● **WHAT YOU HAVE TO DO**: Return the lines below exactly, from the first line to the line that contains "color='#FF8C00', lw=2.0, label='Estimation')". Leave out pictures.

** Begin DATA SHOWN **

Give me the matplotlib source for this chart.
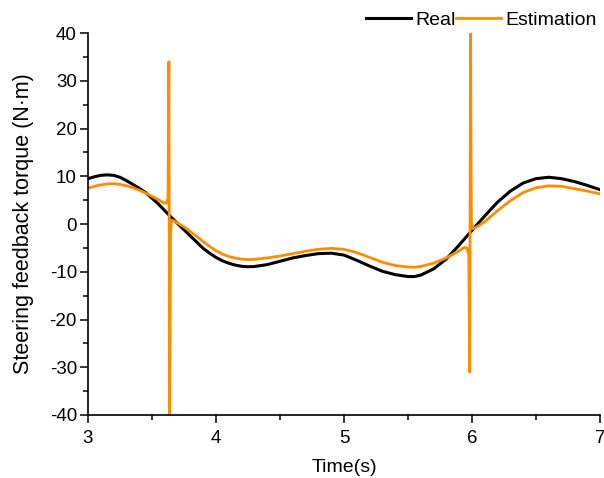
import numpy as np
import matplotlib
matplotlib.use('Agg')
import matplotlib.pyplot as plt
from matplotlib.ticker import MultipleLocator

plt.rcParams['font.family'] = ['Liberation Sans', 'DejaVu Sans']
plt.rcParams['axes.unicode_minus'] = False  # hyphen minus like the original

# Real torque
t_real = [3.0, 3.05, 3.1, 3.15, 3.2, 3.25, 3.3, 3.35, 3.4, 3.45, 3.5, 3.55, 3.6,
          3.65, 3.7, 3.75, 3.8, 3.85, 3.9, 3.95, 4.0, 4.05, 4.1, 4.15, 4.2, 4.25,
          4.3, 4.4, 4.5, 4.6, 4.7, 4.8, 4.9, 5.0, 5.1, 5.2, 5.3, 5.4, 5.5, 5.55,
          5.6, 5.7, 5.8, 5.9, 6.0, 6.1, 6.2, 6.3, 6.4, 6.5, 6.6, 6.7, 6.8, 6.9, 7.0]
y_real = [9.5, 9.9, 10.2, 10.3, 10.2, 9.8, 9.1, 8.3, 7.5, 6.6, 5.4, 4.2, 2.8,
          1.4, 0.1, -1.2, -2.5, -3.8, -5.1, -6.1, -7.0, -7.7, -8.2, -8.6, -8.85, -8.95,
          -8.9, -8.5, -7.8, -7.1, -6.6, -6.2, -6.1, -6.5, -7.6, -8.8, -9.9, -10.6, -11.0, -11.0,
          -10.7, -9.4, -7.3, -4.4, -1.3, 1.7, 4.6, 6.9, 8.6, 9.5, 9.8, 9.5, 8.9, 8.1, 7.2]

# Estimated torque, with the two spikes
t_est = [3.0, 3.05, 3.1, 3.15, 3.2, 3.25, 3.3, 3.35, 3.4, 3.45, 3.5, 3.55, 3.58,
         3.6, 3.615, 3.625, 3.632, 3.638, 3.645, 3.652, 3.66, 3.68, 3.7, 3.75, 3.8,
         3.85, 3.9, 3.95, 4.0, 4.05, 4.1, 4.15, 4.2, 4.25, 4.3, 4.4, 4.5, 4.6, 4.7,
         4.8, 4.9, 5.0, 5.1, 5.2, 5.3, 5.4, 5.5, 5.55, 5.6, 5.7, 5.8, 5.9, 5.94,
         5.96, 5.975, 5.982, 5.988, 5.995, 6.005, 6.02, 6.05, 6.1, 6.2, 6.3, 6.4,
         6.5, 6.6, 6.7, 6.8, 6.9, 7.0]
y_est = [7.5, 7.9, 8.2, 8.4, 8.45, 8.3, 8.0, 7.6, 7.1, 6.5, 5.8, 5.1, 4.6,
         4.35, 4.4, 5.5, 34.0, -40.0, -2.0, 0.6, 0.8, 0.5, 0.2, -0.6, -1.6,
         -2.6, -3.7, -4.7, -5.6, -6.3, -6.8, -7.15, -7.35, -7.45, -7.4, -7.1, -6.7, -6.2, -5.7,
         -5.3, -5.1, -5.3, -6.0, -7.0, -8.0, -8.7, -9.0, -9.05, -8.9, -8.2, -7.1, -5.6, -4.9,
         -5.0, -6.5, -31.0, 40.0, 0.5, -1.0, -0.8, -0.4, 0.5, 2.8, 4.9, 6.6,
         7.6, 8.0, 7.9, 7.4, 6.9, 6.3]

fig = plt.figure(figsize=(6.04, 4.78), dpi=100)
ax = fig.add_axes([0.1457, 0.1318, 0.8477, 0.799])

ax.plot(t_real, y_real, color='black', lw=2.2, label='Real')
ax.plot(t_est, y_est, color='#FF8C00', lw=2.0, label='Estimation')

ax.set_xlim(3, 7)
ax.set_ylim(-40, 40)
ax.xaxis.set_major_locator(MultipleLocator(1))
ax.xaxis.set_minor_locator(MultipleLocator(0.5))
ax.yaxis.set_major_locator(MultipleLocator(10))
ax.yaxis.set_minor_locator(MultipleLocator(5))

for s in ['top', 'right']:
    ax.spines[s].set_visible(False)
for s in ['left', 'bottom']:
    ax.spines[s].set_linewidth(1.2)

ax.tick_params(which='major', direction='out', length=5.5, width=1.1, labelsize=13.5, pad=2.5)
ax.tick_params(axis='x', which='major', pad=5)
ax.tick_params(which='minor', direction='out', length=3.5, width=1.1)

ax.set_xlabel('Time(s)', fontsize=14, labelpad=9)
ax.set_ylabel('Steering feedback torque (N·m)', fontsize=15.5, labelpad=11)

fig.legend(loc='center', bbox_to_anchor=(0.797, 0.958), ncol=2, frameon=False,
           fontsize=14, handlelength=2.3, handletextpad=0.25, columnspacing=0.0,
           borderaxespad=0)

fig.savefig('out.png', dpi=100)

** End DATA SHOWN **

● **EXERCISE RESULT**:
Give me the matplotlib source for this chart.
import numpy as np
import matplotlib
matplotlib.use('Agg')
import matplotlib.pyplot as plt
from matplotlib.ticker import MultipleLocator

plt.rcParams['font.family'] = ['Liberation Sans', 'DejaVu Sans']
plt.rcParams['axes.unicode_minus'] = False  # hyphen minus like the original

# Real torque
t_real = [3.0, 3.05, 3.1, 3.15, 3.2, 3.25, 3.3, 3.35, 3.4, 3.45, 3.5, 3.55, 3.6,
          3.65, 3.7, 3.75, 3.8, 3.85, 3.9, 3.95, 4.0, 4.05, 4.1, 4.15, 4.2, 4.25,
          4.3, 4.4, 4.5, 4.6, 4.7, 4.8, 4.9, 5.0, 5.1, 5.2, 5.3, 5.4, 5.5, 5.55,
          5.6, 5.7, 5.8, 5.9, 6.0, 6.1, 6.2, 6.3, 6.4, 6.5, 6.6, 6.7, 6.8, 6.9, 7.0]
y_real = [9.5, 9.9, 10.2, 10.3, 10.2, 9.8, 9.1, 8.3, 7.5, 6.6, 5.4, 4.2, 2.8,
          1.4, 0.1, -1.2, -2.5, -3.8, -5.1, -6.1, -7.0, -7.7, -8.2, -8.6, -8.85, -8.95,
          -8.9, -8.5, -7.8, -7.1, -6.6, -6.2, -6.1, -6.5, -7.6, -8.8, -9.9, -10.6, -11.0, -11.0,
          -10.7, -9.4, -7.3, -4.4, -1.3, 1.7, 4.6, 6.9, 8.6, 9.5, 9.8, 9.5, 8.9, 8.1, 7.2]

# Estimated torque, with the two spikes
t_est = [3.0, 3.05, 3.1, 3.15, 3.2, 3.25, 3.3, 3.35, 3.4, 3.45, 3.5, 3.55, 3.58,
         3.6, 3.615, 3.625, 3.632, 3.638, 3.645, 3.652, 3.66, 3.68, 3.7, 3.75, 3.8,
         3.85, 3.9, 3.95, 4.0, 4.05, 4.1, 4.15, 4.2, 4.25, 4.3, 4.4, 4.5, 4.6, 4.7,
         4.8, 4.9, 5.0, 5.1, 5.2, 5.3, 5.4, 5.5, 5.55, 5.6, 5.7, 5.8, 5.9, 5.94,
         5.96, 5.975, 5.982, 5.988, 5.995, 6.005, 6.02, 6.05, 6.1, 6.2, 6.3, 6.4,
         6.5, 6.6, 6.7, 6.8, 6.9, 7.0]
y_est = [7.5, 7.9, 8.2, 8.4, 8.45, 8.3, 8.0, 7.6, 7.1, 6.5, 5.8, 5.1, 4.6,
         4.35, 4.4, 5.5, 34.0, -40.0, -2.0, 0.6, 0.8, 0.5, 0.2, -0.6, -1.6,
         -2.6, -3.7, -4.7, -5.6, -6.3, -6.8, -7.15, -7.35, -7.45, -7.4, -7.1, -6.7, -6.2, -5.7,
         -5.3, -5.1, -5.3, -6.0, -7.0, -8.0, -8.7, -9.0, -9.05, -8.9, -8.2, -7.1, -5.6, -4.9,
         -5.0, -6.5, -31.0, 40.0, 0.5, -1.0, -0.8, -0.4, 0.5, 2.8, 4.9, 6.6,
         7.6, 8.0, 7.9, 7.4, 6.9, 6.3]

fig = plt.figure(figsize=(6.04, 4.78), dpi=100)
ax = fig.add_axes([0.1457, 0.1318, 0.8477, 0.799])

ax.plot(t_real, y_real, color='black', lw=2.2, label='Real')
ax.plot(t_est, y_est, color='#FF8C00', lw=2.0, label='Estimation')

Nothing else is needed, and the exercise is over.